▶ [Exercise aim]: Gather all lines with the word "that" in them.

▶ [Data extract]:
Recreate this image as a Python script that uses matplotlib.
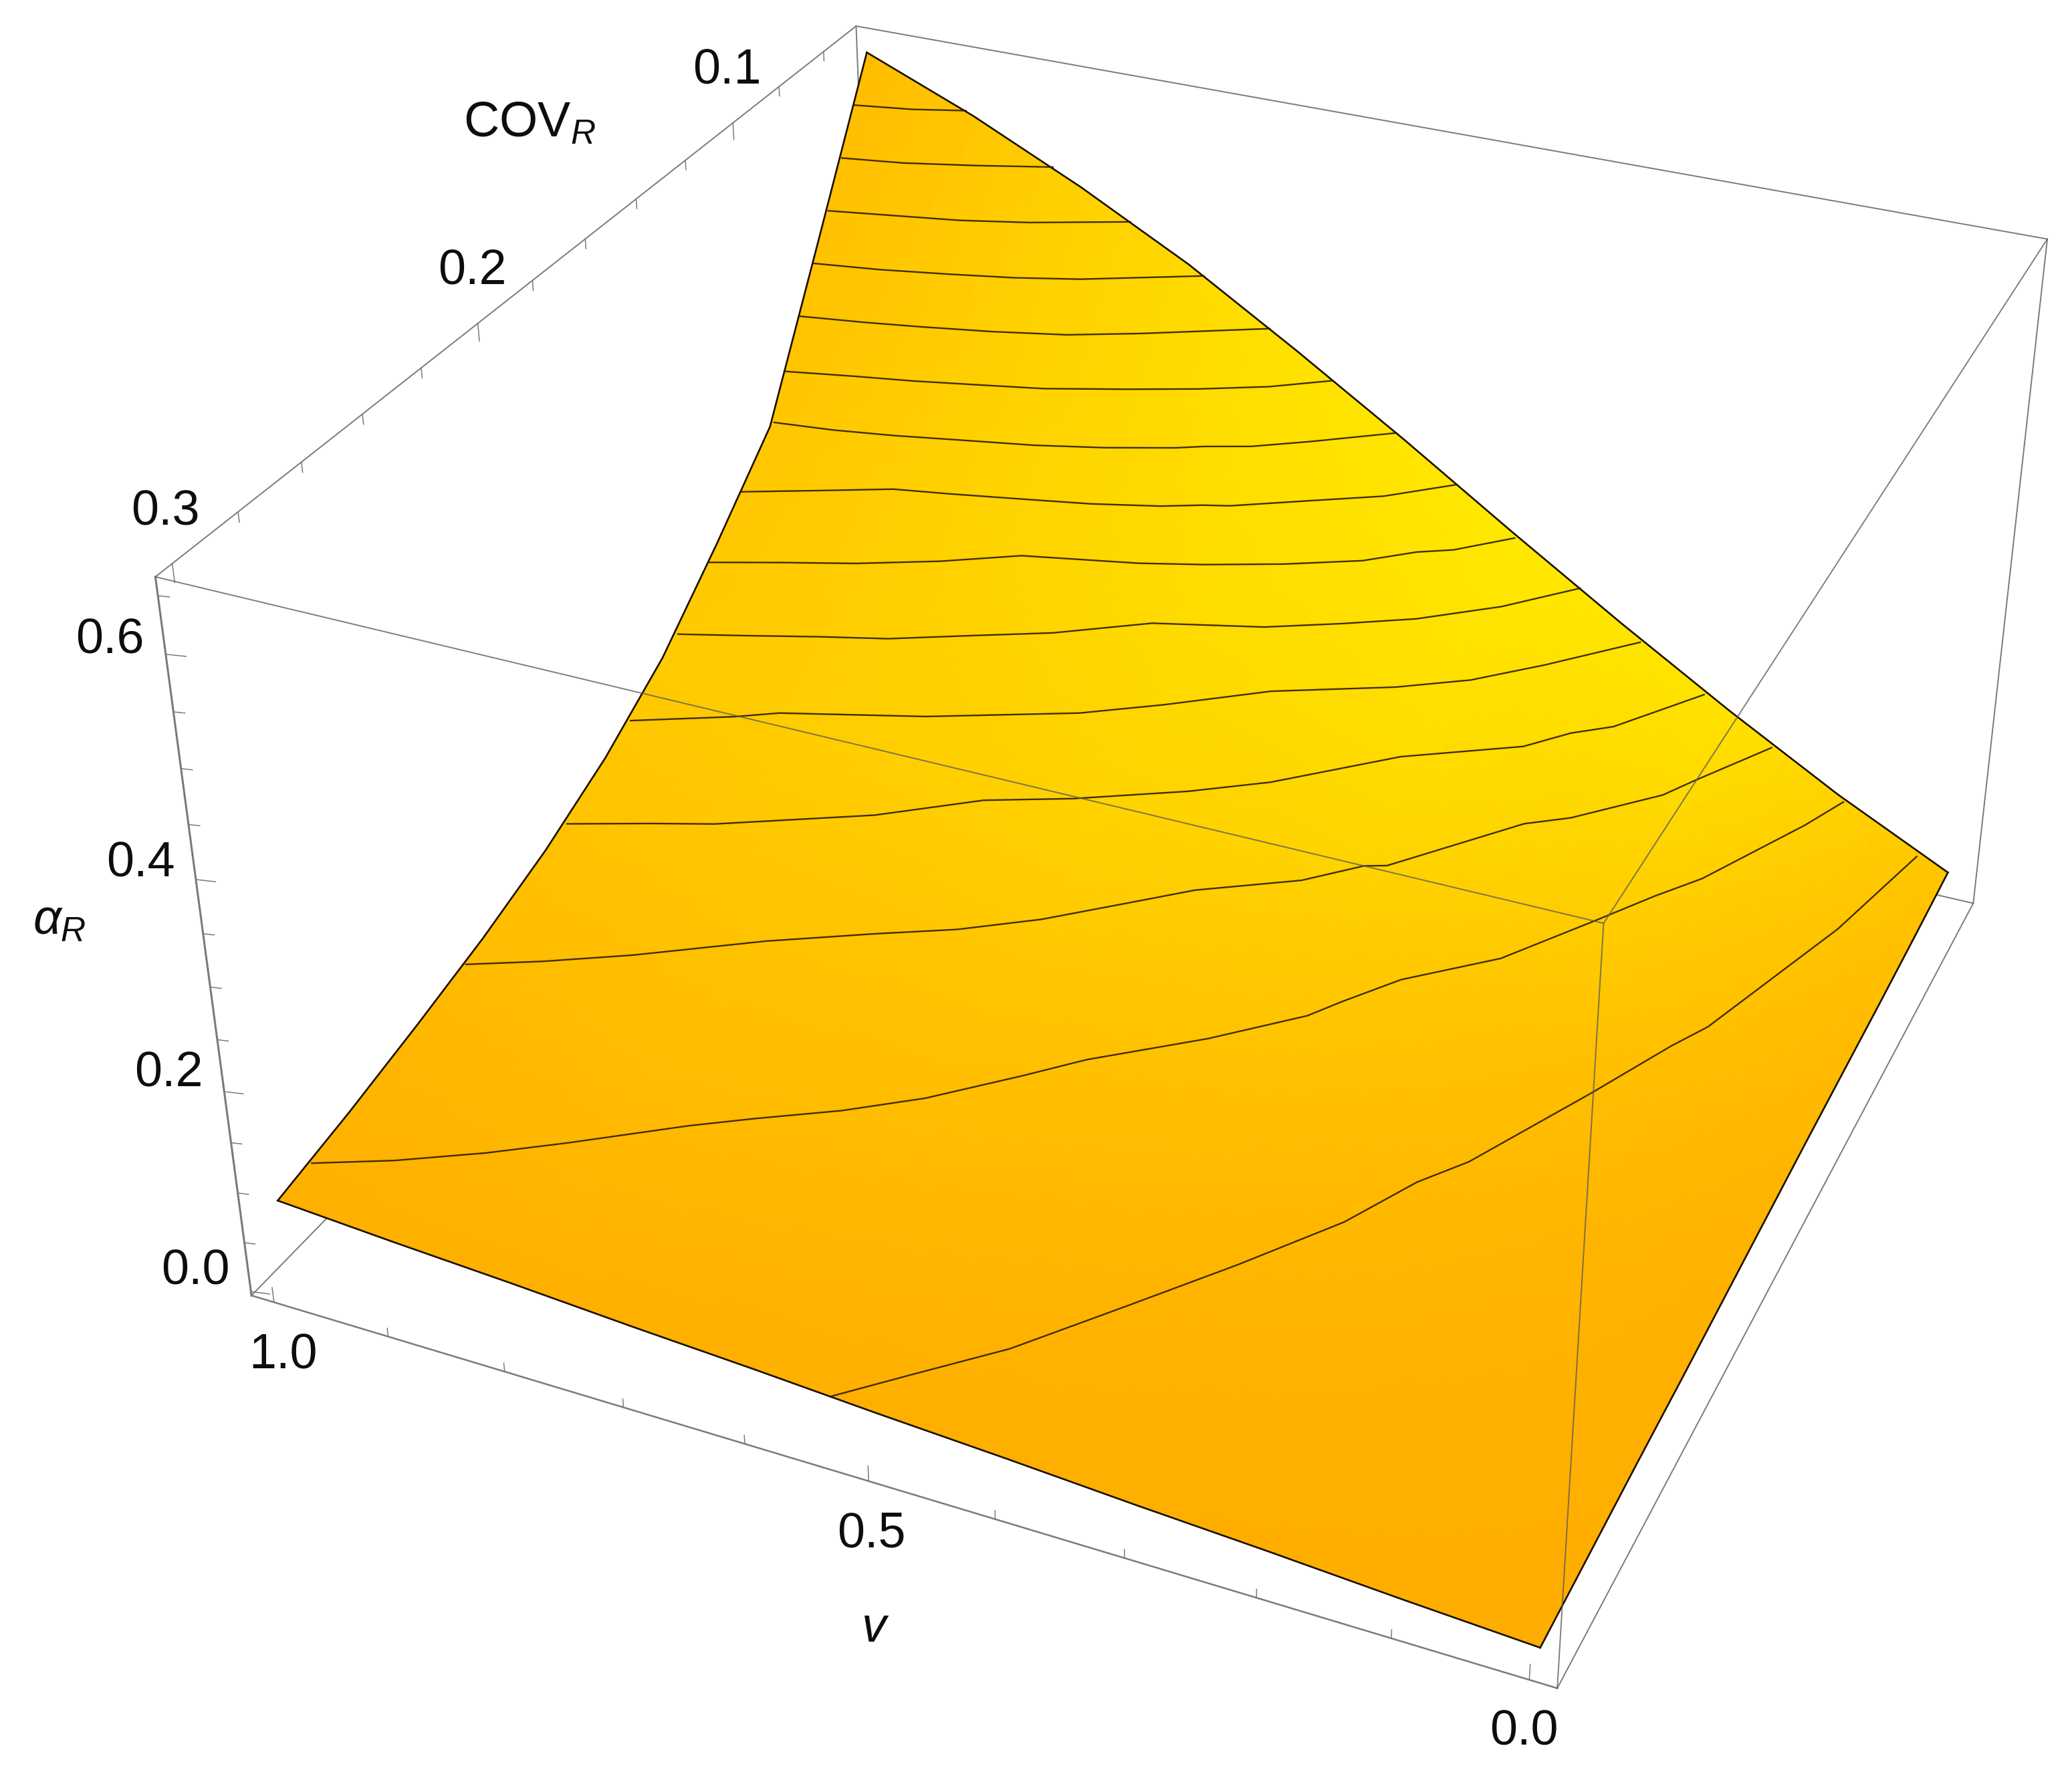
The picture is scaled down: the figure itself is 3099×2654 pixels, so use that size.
import numpy as np
import matplotlib
matplotlib.use("Agg")
import matplotlib.pyplot as plt

plt.rcParams["font.family"] = ["Liberation Sans", "DejaVu Sans"]
plt.rcParams["mathtext.fontset"] = "custom"
plt.rcParams["mathtext.rm"] = "Liberation Sans"
plt.rcParams["mathtext.it"] = "Liberation Sans:italic"

# grid of the surface
v_grid = [0.0, 0.1, 0.2, 0.3, 0.4, 0.5, 0.6, 0.7, 0.8, 0.9, 1.0]
cov_grid = [0.05, 0.075, 0.1, 0.125, 0.15, 0.175, 0.2, 0.225, 0.25, 0.275, 0.3]
alpha_r = [
    [0.037, 0.093, 0.156, 0.223, 0.293, 0.365, 0.434, 0.500, 0.557, 0.608, 0.652],
    [0.033, 0.077, 0.125, 0.177, 0.230, 0.283, 0.335, 0.385, 0.432, 0.475, 0.509],
    [0.030, 0.063, 0.098, 0.136, 0.177, 0.217, 0.255, 0.291, 0.327, 0.362, 0.368],
    [0.028, 0.052, 0.078, 0.106, 0.137, 0.168, 0.198, 0.226, 0.253, 0.281, 0.301],
    [0.026, 0.043, 0.063, 0.085, 0.108, 0.132, 0.156, 0.179, 0.201, 0.223, 0.239],
    [0.023, 0.037, 0.052, 0.071, 0.088, 0.107, 0.126, 0.145, 0.163, 0.182, 0.195],
    [0.020, 0.032, 0.044, 0.059, 0.074, 0.088, 0.104, 0.120, 0.135, 0.150, 0.162],
    [0.017, 0.029, 0.038, 0.049, 0.063, 0.076, 0.087, 0.100, 0.114, 0.126, 0.137],
    [0.015, 0.024, 0.034, 0.043, 0.053, 0.065, 0.076, 0.085, 0.095, 0.107, 0.117],
    [0.012, 0.020, 0.029, 0.037, 0.045, 0.055, 0.065, 0.073, 0.081, 0.090, 0.099],
    [0.009, 0.016, 0.024, 0.031, 0.039, 0.046, 0.054, 0.061, 0.069, 0.076, 0.084],
]

# green channel of the orange/yellow shading, red is 255 and blue 0
shade_v = [0.0, 0.2, 0.4, 0.6, 0.8, 1.0]
shade_cov = [0.05, 0.1, 0.15, 0.2, 0.25, 0.3]
shade_g = [
    [197, 226, 232, 225, 208, 188],
    [188, 208, 220, 219, 210, 198],
    [182, 193, 203, 208, 206, 202],
    [177, 184, 190, 194, 195, 193],
    [175, 178, 181, 184, 186, 183],
    [173, 174, 175, 175, 176, 176],
]

# mesh lines, equal steps of alpha_R. v and COV in thousandths
levels = [0.0492, 0.0894, 0.1296, 0.1698, 0.2100, 0.2502, 0.2904, 0.3306,
          0.3708, 0.4110, 0.4512, 0.4914, 0.5316, 0.5718, 0.6120]
mesh_v = [
    [539, 498, 445, 390, 333, 280, 248, 221, 166, 128, 110, 56, 27],
    [998, 943, 885, 835, 762, 721, 665, 614, 559, 522, 447, 388, 371, 339, 277, 227, 193, 166, 113, 94],
    [999, 946, 886, 799, 725, 668, 613, 561, 518, 445, 407, 390, 310, 278, 220, 203, 160],
    [998, 936, 889, 777, 706, 640, 559, 503, 420, 333, 304, 275, 222],
    [998, 923, 892, 779, 666, 608, 535, 443, 390, 342, 281],
    [998, 947, 888, 835, 775, 714, 645, 557, 499, 446, 388, 338],
    [999, 944, 886, 823, 765, 670, 619, 558, 500, 464, 437, 397],
    [999, 941, 884, 836, 778, 721, 666, 634, 613, 554, 501, 452],
    [998, 946, 894, 837, 779, 723, 668, 647, 611, 569, 508],
    [998, 939, 891, 837, 784, 718, 665, 612, 567],
    [999, 943, 895, 837, 777, 720, 625],
    [999, 942, 884, 831, 779, 686],
    [998, 935, 888, 832, 754],
    [998, 946, 888, 826],
    [999, 950, 907],
]
mesh_cov = [
    [300, 289, 275, 256, 236, 216, 199, 189, 159, 137, 128, 84, 51],
    [289, 282, 273, 264, 250, 243, 234, 224, 210, 200, 184, 169, 162, 150, 135, 115, 101, 91, 63, 51],
    [232, 225, 216, 201, 190, 182, 172, 160, 150, 138, 128, 126, 100, 94, 78, 70, 51],
    [192, 185, 180, 164, 150, 142, 130, 120, 100, 86, 77, 71, 51],
    [165, 155, 150, 139, 125, 115, 101, 89, 80, 68, 51],
    [144, 139, 133, 128, 120, 112, 100, 92, 84, 76, 64, 50],
    [129, 123, 117, 109, 100, 93, 88, 81, 73, 65, 61, 51],
    [114, 107, 100, 97, 93, 89, 84, 80, 78, 69, 61, 50],
    [99, 97, 94, 90, 86, 81, 75, 72, 68, 61, 50],
    [93, 89, 86, 82, 78, 71, 65, 58, 50],
    [85, 82, 79, 75, 70, 63, 50],
    [78, 75, 71, 67, 62, 50],
    [71, 67, 64, 59, 50],
    [64, 61, 56, 50],
    [57, 54, 50],
]

# ticks
v_ticks = [0.0, 0.1, 0.2, 0.3, 0.4, 0.5, 0.6, 0.7, 0.8, 0.9, 1.0]
v_major = [0.0, 0.5, 1.0]
cov_ticks = [0.06, 0.08, 0.1, 0.12, 0.14, 0.16, 0.18, 0.2, 0.22, 0.24, 0.26, 0.28, 0.3]
cov_major = [0.1, 0.2, 0.3]
z_ticks = [0.0, 0.05, 0.1, 0.15, 0.2, 0.25, 0.3, 0.35, 0.4, 0.45, 0.5, 0.55, 0.6, 0.65]
z_major = [0.0, 0.2, 0.4, 0.6]

W, H = 3099, 2654
v0, v1 = -0.02, 1.02
c0, c1 = 0.045, 0.305
z0, z1 = -0.004, 0.666

fig = plt.figure(figsize=(W / 100, H / 100), dpi=100)

# axes placed so the box lands where it is in the reference
scale, tx, ty = 16396.13, 1742.34, 1134.20
side = 0.185 * scale
left = tx - 0.095 * scale
bottom = H - (ty + 0.095 * scale)
ax = fig.add_axes([left / W, bottom / H, side / W, side / H], projection="3d", computed_zorder=False)
ax.set_xlim(v0, v1)
ax.set_ylim(c0, c1)
ax.set_zlim(z0, z1)
ax.view_init(elev=31.9139, azim=113.9259, roll=0.0122)
ax.set_proj_type("persp", focal_length=0.4194)
ax.set_box_aspect((1, 1.0014, 0.5972), zoom=1)
ax.set_axis_off()


def refine(xs, ys, table, fine_x, fine_y):
    # bilinear, only to get a smooth colour ramp over the same planar cells
    table = np.array(table, float)
    rows = np.array([np.interp(fine_x, xs, r) for r in table])
    return np.array([np.interp(fine_y, ys, rows[:, i]) for i in range(len(fine_x))]).T


fine_v = np.linspace(0, 1, 81)
fine_cov = np.linspace(0.05, 0.3, 81)
V, C = np.meshgrid(fine_v, fine_cov)
Z = refine(v_grid, cov_grid, alpha_r, fine_v, fine_cov)
G = refine(shade_v, shade_cov, shade_g, fine_v, fine_cov)
colors = np.zeros(Z.shape + (4,))
colors[..., 0] = 1.0
colors[..., 1] = G / 255
colors[..., 3] = 1.0

box_col = "#7a7a7a"
box_kw = dict(color=box_col, lw=1.4, clip_on=False, zorder=1)


def edge(a, b, **kw):
    ax.plot([a[0], b[0]], [a[1], b[1]], [a[2], b[2]], **kw)


# hidden or back edges first
edge((v1, c1, z1), (v1, c0, z1), **box_kw)
edge((v1, c0, z1), (v0, c0, z1), **box_kw)
edge((v0, c0, z1), (v0, c0, z0), **box_kw)
edge((v1, c1, z0), (v1, c0, z0), **box_kw)
edge((v1, c0, z0), (v0, c0, z0), **box_kw)
edge((v1, c0, z1), (v1, c0, z0), **box_kw)
edge((v0, c0, z0), (v0, c1, z0), **box_kw)
edge((v0, c1, z0), (v1, c1, z0), color=box_col, lw=1.8, clip_on=False, zorder=1)
edge((v1, c1, z0), (v1, c1, z1), color=box_col, lw=2.2, clip_on=False, zorder=1)

# ticks
tick_kw = dict(color=box_col, lw=1.1, clip_on=False, zorder=1)
for t in v_ticks:
    dz = 0.0152 if t in v_major else 0.0085
    edge((t, c1, z0), (t, c1, z0 + dz), **tick_kw)
for t in cov_ticks:
    dz = 0.016 if t in cov_major else 0.009
    edge((v1, t, z1), (v1, t, z1 - dz), **tick_kw)
for t in z_ticks:
    k = 1.0 if t in z_major else 0.57
    edge((v1, c1, t), (v1 - 0.0143 * k, c1 - 0.0008 * k, t), **tick_kw)

ax.plot_surface(V, C, Z, facecolors=colors, rstride=1, cstride=1, shade=False,
                linewidth=0, antialiased=False, zorder=2)

# outline of the surface
Z_arr = np.array(alpha_r)
out_kw = dict(color="#1a0f00", lw=1.9, zorder=3, solid_joinstyle="round")
ax.plot(v_grid, [0.05] * 11, Z_arr[0], **out_kw)
ax.plot(v_grid, [0.3] * 11, Z_arr[-1], **out_kw)
ax.plot([0.0] * 11, cov_grid, Z_arr[:, 0], **out_kw)
ax.plot([1.0] * 11, cov_grid, Z_arr[:, -1], **out_kw)

# mesh lines
for lev, mv, mc in zip(levels, mesh_v, mesh_cov):
    ax.plot(np.array(mv) / 1000, np.array(mc) / 1000, [lev] * len(mv),
            color="#2e1c00", lw=1.7, alpha=0.9, zorder=3)

# box edges in front of the surface
front_kw = dict(color="#595959", lw=1.4, alpha=0.77, clip_on=False, zorder=4)
edge((v1, c1, z1), (v0, c1, z1), **front_kw)
edge((v0, c0, z1), (v0, c1, z1), **front_kw)
edge((v0, c1, z1), (v0, c1, z0), **front_kw)


def label(x, y, s, size=53):
    fig.text(x / W, 1 - y / H, s, ha="center", va="center", fontsize=size, color="#0d0d0d")


label(1087, 106, "0.1")
label(706, 406, "0.2")
label(247, 766, "0.3")
label(792, 185, r"COV$_{R}$")
label(164, 958, "0.6")
label(210, 1292, "0.4")
label(252, 1606, "0.2")
label(292, 1902, "0.0")
label(89, 1378, r"$\alpha_{R}$")
label(424, 2028, "1.0")
label(1303, 2295, "0.5")
label(2279, 2591, "0.0")
label(1309, 2437, r"$v$")

fig.savefig("out.png", dpi=100)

▶ [Exercise result]:
Recreate this image as a Python script that uses matplotlib.
The picture is scaled down: the figure itself is 3099×2654 pixels, so use that size.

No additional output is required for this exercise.